State how many lines of the entries hold the string "this", and nothing more.

--- Start RECORDS PROVIDED ---

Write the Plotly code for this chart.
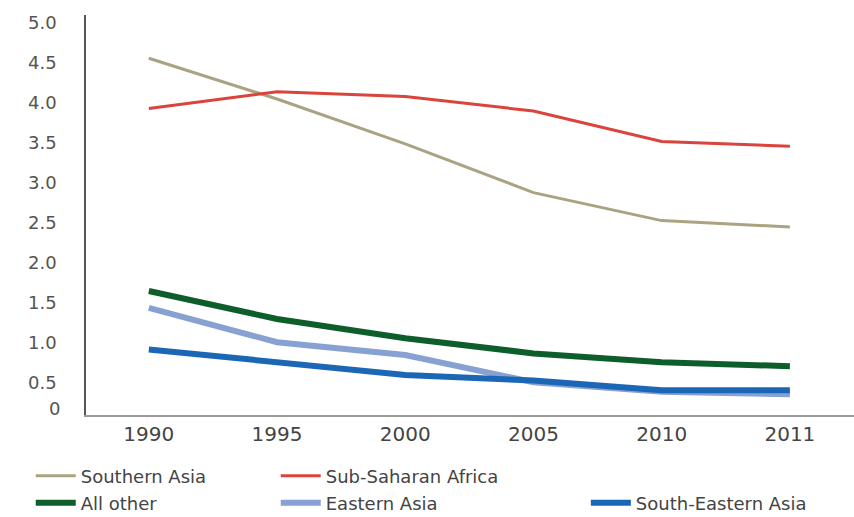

--- End RECORDS PROVIDED ---
--- Start RECORDS PROVIDED ---

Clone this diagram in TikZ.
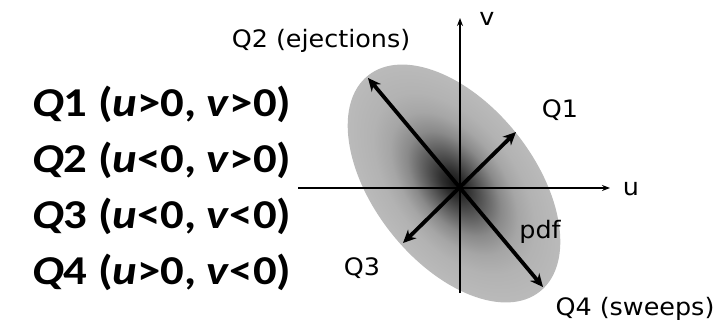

--- End RECORDS PROVIDED ---
--- Start RECORDS PROVIDED ---

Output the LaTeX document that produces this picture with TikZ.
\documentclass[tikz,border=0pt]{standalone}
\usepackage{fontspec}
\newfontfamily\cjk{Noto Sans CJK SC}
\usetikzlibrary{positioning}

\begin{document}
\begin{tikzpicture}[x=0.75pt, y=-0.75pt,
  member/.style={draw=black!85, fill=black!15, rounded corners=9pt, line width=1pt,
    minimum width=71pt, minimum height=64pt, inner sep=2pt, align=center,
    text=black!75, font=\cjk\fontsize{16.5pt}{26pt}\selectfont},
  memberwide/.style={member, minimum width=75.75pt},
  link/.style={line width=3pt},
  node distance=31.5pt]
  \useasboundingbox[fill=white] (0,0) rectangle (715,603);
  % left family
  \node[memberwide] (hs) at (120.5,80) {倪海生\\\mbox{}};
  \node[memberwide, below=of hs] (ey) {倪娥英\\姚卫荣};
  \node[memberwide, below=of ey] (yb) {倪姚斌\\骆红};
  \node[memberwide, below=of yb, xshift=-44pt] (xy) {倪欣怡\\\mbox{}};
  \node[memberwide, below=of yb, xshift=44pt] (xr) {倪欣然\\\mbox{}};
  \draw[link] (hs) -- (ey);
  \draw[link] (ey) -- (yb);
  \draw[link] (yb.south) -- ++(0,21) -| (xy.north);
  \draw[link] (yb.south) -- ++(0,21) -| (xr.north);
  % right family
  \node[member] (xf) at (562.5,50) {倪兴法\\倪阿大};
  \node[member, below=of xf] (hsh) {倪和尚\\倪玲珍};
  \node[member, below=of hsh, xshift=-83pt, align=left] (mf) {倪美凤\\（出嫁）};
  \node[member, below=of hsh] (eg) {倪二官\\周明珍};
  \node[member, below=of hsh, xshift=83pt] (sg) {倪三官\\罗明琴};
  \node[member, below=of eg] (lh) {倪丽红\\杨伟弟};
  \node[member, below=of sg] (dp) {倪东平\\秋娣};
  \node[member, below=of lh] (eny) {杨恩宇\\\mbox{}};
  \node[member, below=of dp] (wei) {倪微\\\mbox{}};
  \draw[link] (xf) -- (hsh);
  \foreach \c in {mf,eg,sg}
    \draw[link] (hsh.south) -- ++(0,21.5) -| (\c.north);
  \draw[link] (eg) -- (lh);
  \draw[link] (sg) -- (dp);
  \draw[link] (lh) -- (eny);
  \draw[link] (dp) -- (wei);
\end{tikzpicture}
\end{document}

--- End RECORDS PROVIDED ---

__WORKED SOLUTION__. 3